O Luto

“Viva o luto!”, um amigo me aconselhou. Temendo fazer dele uma tipoia emocional a partir da sua disposição a oferecer o ombro, resolvi o contrário: dar a volta por cima. Mas como? A falta de clareza explicitou um enorme vazio. A frustração por uma vida sem sentido, sempre focado no outro. Desanquei a procurar Deus e ocupar meu tempo mantendo contato com a espiritualidade. Me afundei na tristeza e na saudade (quanta saudade!), passando o dia na cama, sem fome ou vontades.

Uma leitura foi puxando um áudio que foi puxando um vídeo e, então, terminei o dia determinada a operar uma reforma íntima em prol do meu futuro. Não fazia sentido nutrir uma depressão. Ninguém pertence a ninguém. A vida continua. E para isso, preciso combater alguns defeitos. Um deles minha tolerância e a arrogância. Concluí que o passado deveria morrer e não adiantaria chorar pelo leite derramado, nem defunto enterrado. Puro subterfúgio da mente. Na verdade, senti vergonha do sofrimento, de ser rejeitada, de não me conformar com o término. Escondi a dor, disfarçando com um sorriso nos lábios. Por alguns dias, me tornei a pessoa mais feliz do escritório onde trabalho.

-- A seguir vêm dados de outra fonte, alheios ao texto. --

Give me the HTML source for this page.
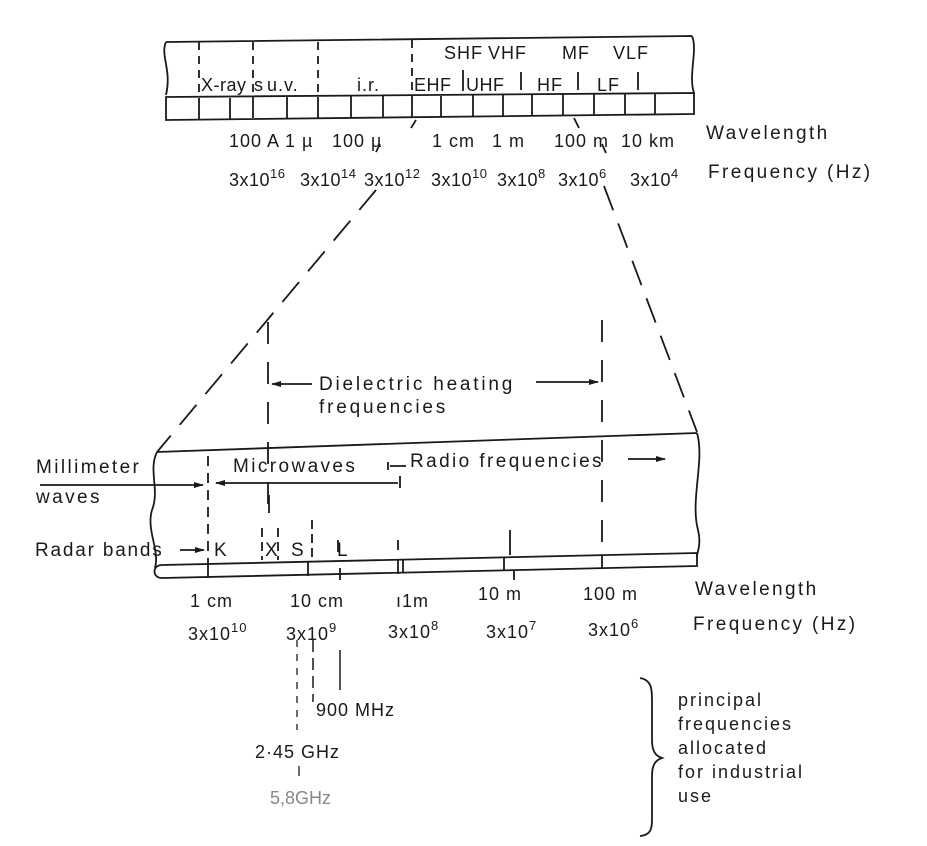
<!DOCTYPE html>
<html><head><style>
html,body{margin:0;padding:0;background:#fff;}
svg{display:block;}
text{font-family:"Liberation Sans",sans-serif;fill:#1a1a1a;}
.s1{letter-spacing:1px}.s0{letter-spacing:0.5px}.s2{letter-spacing:2.4px}.s3{letter-spacing:2.8px}
</style></head><body>
<svg width="927" height="846" viewBox="0 0 927 846" xmlns="http://www.w3.org/2000/svg">
<defs>
<marker id="ar" markerWidth="10" markerHeight="8" refX="9" refY="4" orient="auto" markerUnits="userSpaceOnUse"><path d="M0,1 L10,4 L0,7 Z" fill="#1a1a1a"/></marker>
</defs>
<g stroke="#1a1a1a" stroke-width="1.8" fill="none">
<path d="M166,42 L692,36 M166,42 C160,55 172,70 166,95 M692,36 C698,50 688,75 694,93"/>
<path d="M166,97 L694,93 L694,114 L166,120 Z"/>
<path d="M199,98v21 M230,98v21 M253,97v21 M287,97v21 M318,97v21 M351,96v21 M383,96v21 M412,96v21 M441,96v21 M473,95v21 M503,95v21 M532,95v21 M563,94v21 M594,94v21 M625,94v21 M655,94v21"/>
<path d="M199,42v55 M253,42v55 M318,42v55 M412,40v56" stroke-dasharray="8,6"/>
<path d="M463,70v21" />
<path d="M521,72v18 M578,72v18 M638,72v18" />
<path d="M416,120l-5,8 M574,118l5,10 M380,144l-4,8 M602,144l4,9"/>
<path d="M376,190 L157,452" stroke-dasharray="26,14"/>
<path d="M604,186 L697,432" stroke-dasharray="26,14"/>
<path d="M268,322 V512" stroke-dasharray="22,18"/>
<path d="M602,320 V560" stroke-dasharray="22,18"/>
<path d="M312,384 H272" marker-end="url(#ar)"/>
<path d="M536,382 H598" marker-end="url(#ar)"/>
<path d="M157,452 L697,433"/>
<path d="M157,452 C148,470 160,490 152,510 C146,530 160,550 155,568"/>
<path d="M697,433 C705,460 690,500 698,530 C702,545 696,555 697,557"/>
<path d="M162,565 L697,553 L697,566 L162,578 C152,578 152,565 162,565 Z"/>
<path d="M208,564v14 M308,562v14 M398,560v14 M403,559v14 M504,557v14 M602,555v14"/>
<path d="M208,456 V565" stroke-dasharray="10,7"/>
<path d="M262,528v32 M278,528v32 M312,520v40" stroke-dasharray="9,5"/>
<path d="M269,495v18 M338,540v12 M398,540v10 M510,530v25"/>
<path d="M340,568v12 M514,570v10"/>
<path d="M40,485 H203" marker-end="url(#ar)"/>
<path d="M398,483 H216" marker-end="url(#ar)"/>
<path d="M400,476v12 M388,462v8 M390,466h16"/>
<path d="M628,459 H665" marker-end="url(#ar)"/>
<path d="M180,550 H204" marker-end="url(#ar)"/>
<path d="M297,640 V730" stroke-dasharray="7,7" stroke-width="1.3"/>
<path d="M313,640 V702" stroke-dasharray="12,6" stroke-width="1.5"/>
<path d="M340,650 V690" stroke-width="1.5"/>
<path d="M299,766v10" stroke-width="1.3"/>
<path d="M640,678 C652,680 652,690 652,700 V740 C652,752 656,756 662,758 C656,760 652,764 652,776 V820 C652,830 650,835 640,836"/>
</g>
<g font-size="18">
<g class="s1"><text x="444" y="59">SHF</text><text x="488" y="59">VHF</text><text x="562" y="59">MF</text><text x="613" y="59">VLF</text></g>
<text x="201" y="91" class="s0">X-ray</text><text x="254" y="91">s</text><text x="267" y="91" class="s1">u.v.</text><text x="357" y="91" class="s1">i.r.</text>
<text x="414" y="91" class="s0">EHF</text><text x="466" y="91" class="s0">UHF</text><text x="537" y="91" class="s1">HF</text><text x="597" y="91" class="s1">LF</text>
<g class="s1"><text x="229" y="147">100 A</text><text x="285" y="147">1 µ</text><text x="332" y="147">100 µ</text><text x="432" y="147">1 cm</text><text x="492" y="147">1 m</text><text x="554" y="147">100 m</text><text x="621" y="147">10 km</text></g>
<text x="706" y="139" font-size="19" class="s2">Wavelength</text>
<g class="s0">
<text x="229" y="186">3x10<tspan font-size="13" dy="-8">16</tspan></text>
<text x="300" y="186">3x10<tspan font-size="13" dy="-8">14</tspan></text>
<text x="364" y="186">3x10<tspan font-size="13" dy="-8">12</tspan></text>
<text x="431" y="186">3x10<tspan font-size="13" dy="-8">10</tspan></text>
<text x="497" y="186">3x10<tspan font-size="13" dy="-8">8</tspan></text>
<text x="558" y="186">3x10<tspan font-size="13" dy="-8">6</tspan></text>
<text x="630" y="186">3x10<tspan font-size="13" dy="-8">4</tspan></text>
</g>
<text x="708" y="178" font-size="19" class="s2">Frequency (Hz)</text>
<text x="319" y="390" font-size="19" class="s3">Dielectric heating</text>
<text x="319" y="413" font-size="19" class="s3">frequencies</text>
<text x="36" y="473" font-size="19" class="s2">Millimeter</text>
<text x="36" y="503" font-size="19" class="s2">waves</text>
<text x="233" y="472" font-size="19" class="s2">Microwaves</text>
<text x="410" y="467" font-size="19" class="s2">Radio frequencies</text>
<text x="35" y="556" font-size="19" style="letter-spacing:1.8px">Radar bands</text>
<text x="214" y="556" font-size="19">K</text><text x="265" y="556" font-size="19">X</text><text x="291" y="556" font-size="19">S</text><text x="337" y="556" font-size="19">L</text>
<g class="s1"><text x="190" y="607">1 cm</text><text x="290" y="607">10 cm</text><text x="396" y="607">ı1m</text><text x="478" y="600">10 m</text><text x="583" y="600">100 m</text></g>
<text x="695" y="595" font-size="19" class="s2">Wavelength</text>
<g class="s1">
<text x="188" y="640">3x10<tspan font-size="13" dy="-8">10</tspan></text>
<text x="286" y="640">3x10<tspan font-size="13" dy="-8">9</tspan></text>
<text x="388" y="638">3x10<tspan font-size="13" dy="-8">8</tspan></text>
<text x="486" y="638">3x10<tspan font-size="13" dy="-8">7</tspan></text>
<text x="588" y="636">3x10<tspan font-size="13" dy="-8">6</tspan></text>
</g>
<text x="693" y="630" font-size="19" class="s2">Frequency (Hz)</text>
<text x="316" y="716" class="s1">900 MHz</text>
<text x="255" y="758" class="s1">2·45 GHz</text>
<text x="270" y="804" style="fill:#888">5,8GHz</text>
<g font-size="18" style="letter-spacing:2px"><text x="678" y="706">principal</text><text x="678" y="730">frequencies</text><text x="678" y="754">allocated</text><text x="678" y="778">for industrial</text><text x="678" y="802">use</text></g>
</g>
</svg>
</body></html>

Além da terapia, decidi frequentar um grupo de apoio para dependentes emocionais. Percebi que alguns padrões se repetem nos meus relacionamentos pessoais e desejo sinceramente ter uma convivência mais saudável com as pessoas de agora em diante. Superei a timidez e experimentei minha primeira sessão. Diferente de escrever, onde eu reflito sobre meus pensamentos durante o processo, falar me permitiu entrar em contato com lembranças até então esquecidas.

Ao terminar um namoro anterior, prometi a mim mesma que não repetiria um relacionamento fadado ao fracasso. Comprei um livro de autoajuda para mulheres sofredoras (rsrs), devorando em poucos dias. Mas foi conversando com uma prima que acordei para o perfil errado de homem com quem me relacionava. Havia tanta cumplicidade entre ela e o noivo que passei a observar os dois e guardar como exemplo.

Superei minha própria carência por mais de um ano. Rejeitei todos cujas as características não se enquadravam. E um belo dia meu melhor amigo me pediu em namoro. No fundo eu queria muito! Mas temia em igual intensidade perder essa amizade por futuros problemas conjugais. Foi então que me joguei de cabeça no trabalho, desviando toda a ansiedade que sentia, minha mania de controle e energia para competição no meu ganha pão. Virei uma workaholic. Não tinha hora para sair, levava trabalho para casa e quando não, não desconectava dele. E isso causou um desgaste. Por mais que eu tentasse não falar de trabalho em casa, meus piores ataques de mau-humor tinha origem no estresse causado por isso. Ou seja, mudei o foco da minha mente para preservar o relacionamento, mas acabei levando outros problemas para dentro.

Chegar a esta conclusão me causou um profundo remorso. Sai da sessão lembrando o quanto fui alertada por estar pirando. Como era difícil para ele conviver com altos e baixos e como ficava triste por eu descontar nele todo meu estresse. No princípio, quis ligar e contar a novidade. Mas tive medo de ser desprezada. Depois veio a dor. Aquela escondida. Dor do fracasso, da saudade da companhia, da falta de carinho. Sobraram as lembranças de um luto que precisa ser vivido.